Attributable profit of £392m for the state-backed bank represented a stark improvement from the same period in the previous year, when the lender recorded a loss of £469m. However, it was significantly weaker than second-quarter profits of £680m, City AM reports.
Year-to-date the bank has made £1.3bn in profit. However, return on tangible equity – a measure of profitability for investors – was 4.5 per cent in the quarter, a figure the bank wants to boost to 12 per cent or more.
RBS has cut £708m in costs during the year to the end of September, and said it remains on track to hit £750m by the end of the year.
Adjusted operating profit, which strips out costs the bank hopes will be one-offs, was £1.25bn, down 6.6 per cent on the third quarter of 2016. The fall reflected increased losses in the Capital Resolution business, which is responsible for selling off non-core assets.
Yet the bank is still distracted from efforts to focus on core performance by legacy issues a decade on from the start of the financial crisis.
Legacy issues hitting the bottom line range from an impending settlement with the US Department of Justice (DoJ) for misselling retail mortgage-backed securities, to competition concerns after it failed to sell its Williams & Glyn brand. All the while the bank remains 71 per cent owned by the UK government.
RBS gave no update on progress in the DoJ settlement, although its outlook for 2018 profit was premised on provisions “being substantially taken in 2017”. Similar settlements from other banks have numbered in the billions of dollars, a toll which would wipe out RBS’s 2017 profits.

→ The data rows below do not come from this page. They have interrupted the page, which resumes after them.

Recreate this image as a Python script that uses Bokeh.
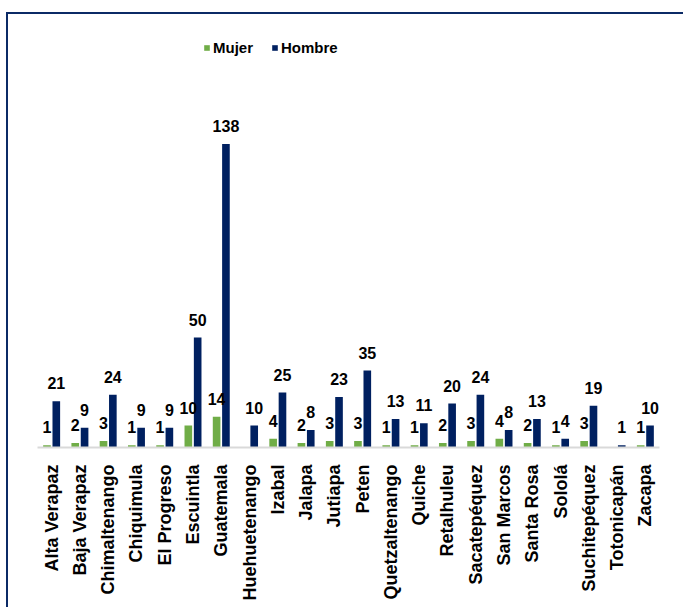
import math
from bokeh.plotting import figure
from bokeh.models import ColumnDataSource, Legend, LegendItem
from bokeh.transform import dodge
from bokeh.core.properties import value
from bokeh.embed import file_html
from bokeh.resources import INLINE

departamentos = ["Alta Verapaz", "Baja Verapaz", "Chimaltenango", "Chiquimula", "El Progreso",
                 "Escuintla", "Guatemala", "Huehuetenango", "Izabal", "Jalapa", "Jutiapa", "Peten",
                 "Quetzaltenango", "Quiche", "Retalhuleu", "Sacatepéquez", "San Marcos", "Santa Rosa",
                 "Sololá", "Suchitepéquez", "Totonicapán", "Zacapa"]
mujer = [1, 2, 3, 1, 1, 10, 14, None, 4, 2, 3, 3, 1, 1, 2, 3, 4, 2, 1, 3, None, 1]
hombre = [21, 9, 24, 9, 9, 50, 138, 10, 25, 8, 23, 35, 13, 11, 20, 24, 8, 13, 4, 19, 1, 10]

GREEN = "#70ad47"
NAVY = "#002060"
FONT = "Liberation Sans"

m_x = [d for d, v in zip(departamentos, mujer) if v is not None]
m_v = [v for v in mujer if v is not None]
src_m = ColumnDataSource(dict(x=m_x, v=m_v, t=[str(v) for v in m_v]))
src_h = ColumnDataSource(dict(x=departamentos, v=hombre, t=[str(v) for v in hombre]))

p = figure(x_range=departamentos, y_range=(0, 190), frame_width=622, frame_height=418,
           min_border_left=29, min_border_right=24, min_border_top=15, min_border_bottom=160,
           output_backend="svg", toolbar_location=None)
p.styles = {"border-left": "2px solid #0b2a66", "border-top": "2px solid #0b2a66",
            "margin-left": "6px", "margin-top": "12px"}
p.outline_line_color = None
p.xgrid.visible = False
p.ygrid.visible = False
p.yaxis.visible = False
p.x_range.range_padding = 0

rm = p.vbar(x=dodge("x", -0.165, range=p.x_range), top="v", width=0.27, source=src_m,
            color=GREEN, line_color=None)
rh = p.vbar(x=dodge("x", 0.165, range=p.x_range), top="v", width=0.27, source=src_h,
            color=NAVY, line_color=None)

for src, off in ((src_m, -0.165), (src_h, 0.165)):
    p.text(x=dodge("x", off, range=p.x_range), y="v", text="t", source=src,
           text_align="center", text_baseline="alphabetic", y_offset=-18,
           text_font=value(FONT), text_font_style="bold", text_font_size="16px",
           text_color="black")

ax = p.xaxis[0]
ax.major_label_orientation = math.pi / 2
ax.major_label_text_font = FONT
ax.major_label_text_font_style = "bold"
ax.major_label_text_font_size = "18px"
ax.major_label_text_color = "black"
ax.major_label_standoff = 11
ax.major_tick_line_color = None
ax.minor_tick_line_color = None
ax.axis_line_color = "#d9d9d9"
ax.axis_line_width = 2

legend = Legend(items=[LegendItem(label="Mujer", renderers=[rm]),
                       LegendItem(label="Hombre", renderers=[rh])],
                location=(166, 391), orientation="horizontal",
                padding=0, margin=0, spacing=18, label_standoff=3,
                glyph_width=7, glyph_height=7, label_height=16,
                label_text_font=FONT, label_text_font_style="bold",
                label_text_font_size="15px", label_text_color="black",
                border_line_color=None, background_fill_alpha=0)
p.add_layout(legend, "center")

open("out.html", "w").write(file_html(p, INLINE))
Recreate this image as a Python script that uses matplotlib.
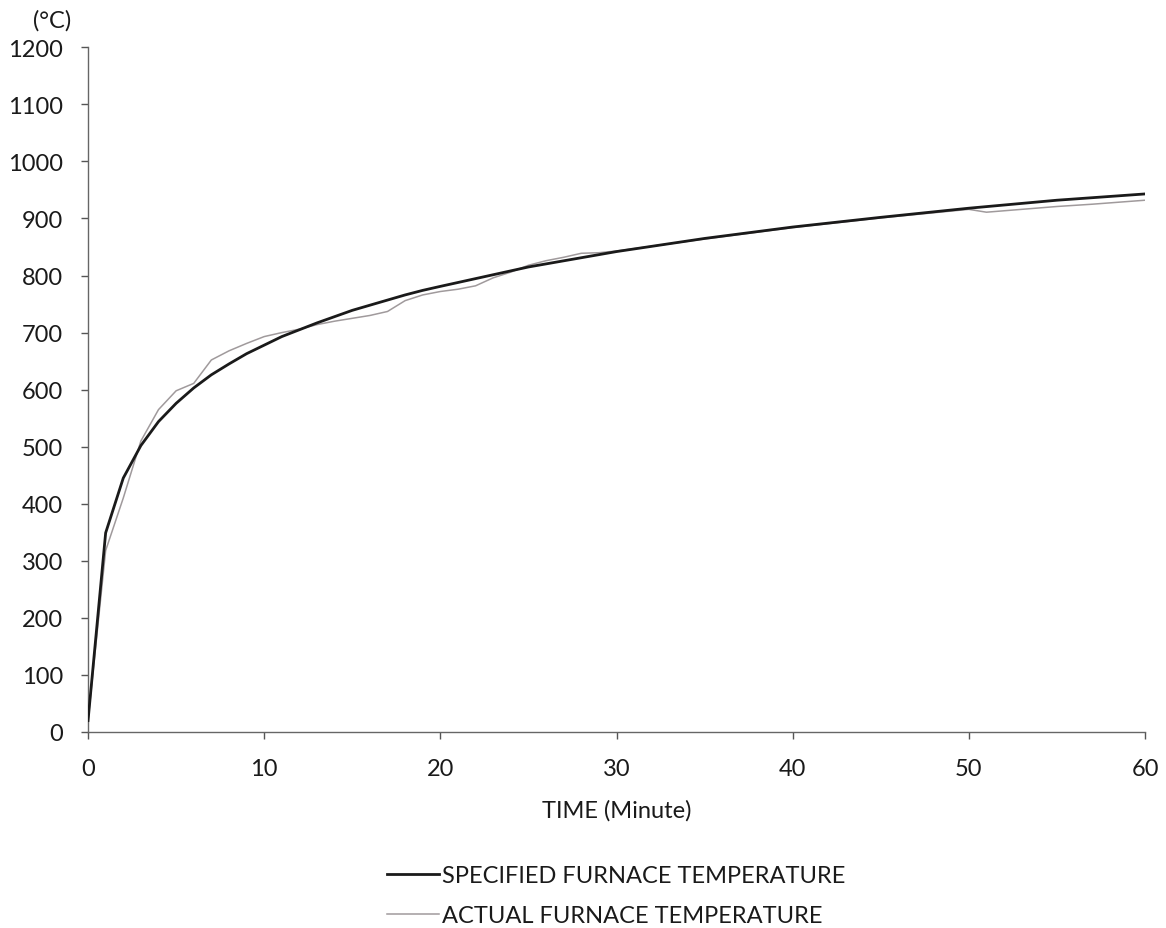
import numpy as np
import matplotlib.pyplot as plt

# specified furnace temperature
spec_time = [0, 1, 2, 3, 4, 5, 6, 7, 8, 9, 10, 11, 12, 13, 14, 15, 16, 17, 18, 19, 20,
             25, 30, 35, 40, 45, 50, 55, 60]
spec_temp = [20, 349, 445, 502, 544, 576, 603, 626, 645, 663, 678, 693, 705, 717, 728, 739,
             748, 757, 766, 774, 781, 815, 842, 865, 885, 902, 918, 932, 943]

# actual furnace temperature
act_time = [0, 1, 2, 3, 4, 5, 6, 7, 8, 9, 10, 11, 12, 13, 14, 15, 16, 17, 18, 19, 20,
            21, 22, 23, 24, 25, 26, 27, 28, 29, 30, 35, 40, 45, 50, 51, 53, 55, 57, 60]
act_temp = [20, 318, 410, 510, 565, 598, 611, 652, 668, 681, 693, 700, 706, 714, 720, 725,
            730, 737, 756, 766, 772, 776, 782, 796, 806, 818, 826, 832, 839, 840, 843,
            864, 884, 901, 916, 911, 916, 921, 925, 932]

x_ticks = [0, 10, 20, 30, 40, 50, 60]
y_ticks = list(range(0, 1201, 100))

plt.rcParams['font.family'] = ['Lato', 'DejaVu Sans']

fig = plt.figure(figsize=(11.66, 9.29), dpi=100)
ax = fig.add_axes([0.0755, 0.211, 0.9065, 0.737])

ax.plot(spec_time, spec_temp, color='#1a1a1a', lw=2.0, label='SPECIFIED FURNACE TEMPERATURE', zorder=3)
ax.plot(act_time, act_temp, color='#a09a9c', lw=1.1, label='ACTUAL FURNACE TEMPERATURE', zorder=2)

ax.set_xlim(0, 60)
ax.set_ylim(0, 1200)
ax.set_xticks(x_ticks)
ax.set_yticks(y_ticks)
ax.tick_params(axis='both', labelsize=17, colors='#555555', labelcolor='#1a1a1a',
               direction='out', length=5, width=1)
ax.tick_params(axis='y', pad=13)
ax.tick_params(axis='x', pad=14)

for s in ['top', 'right']:
    ax.spines[s].set_visible(False)
for s in ['left', 'bottom']:
    ax.spines[s].set_color('#666666')
    ax.spines[s].set_linewidth(1.0)

ax.set_xlabel('TIME (Minute)', fontsize=17, color='#1a1a1a', labelpad=14)
fig.text(0.045, 0.978, '(°C)', fontsize=17, color='#1a1a1a', ha='center', va='center')

fig.legend(loc='upper left', bbox_to_anchor=(0.314, 0.0905), frameon=False,
           fontsize=17, handlelength=2.2, handletextpad=0.1, labelspacing=0.8,
           labelcolor='#1a1a1a')

fig.savefig('out.png', dpi=100)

Overall conduct costs were £125m for the quarter, down from £425m in 2016.
Most of the profits from the recent sale of its stake in Euroclear for €275m (£244m) will be booked in fourth-quarter results, the bank said.
Chief executive Ross McEwan said: “Our strategy to deliver a simpler, safer, customer-focused bank, is working.
“We have grown income, reduced costs, made better use of our capital and continued to make progress on our legacy conduct issues.
“Our core bank continues to generate strong profits and we remain on track to hit our financial targets.”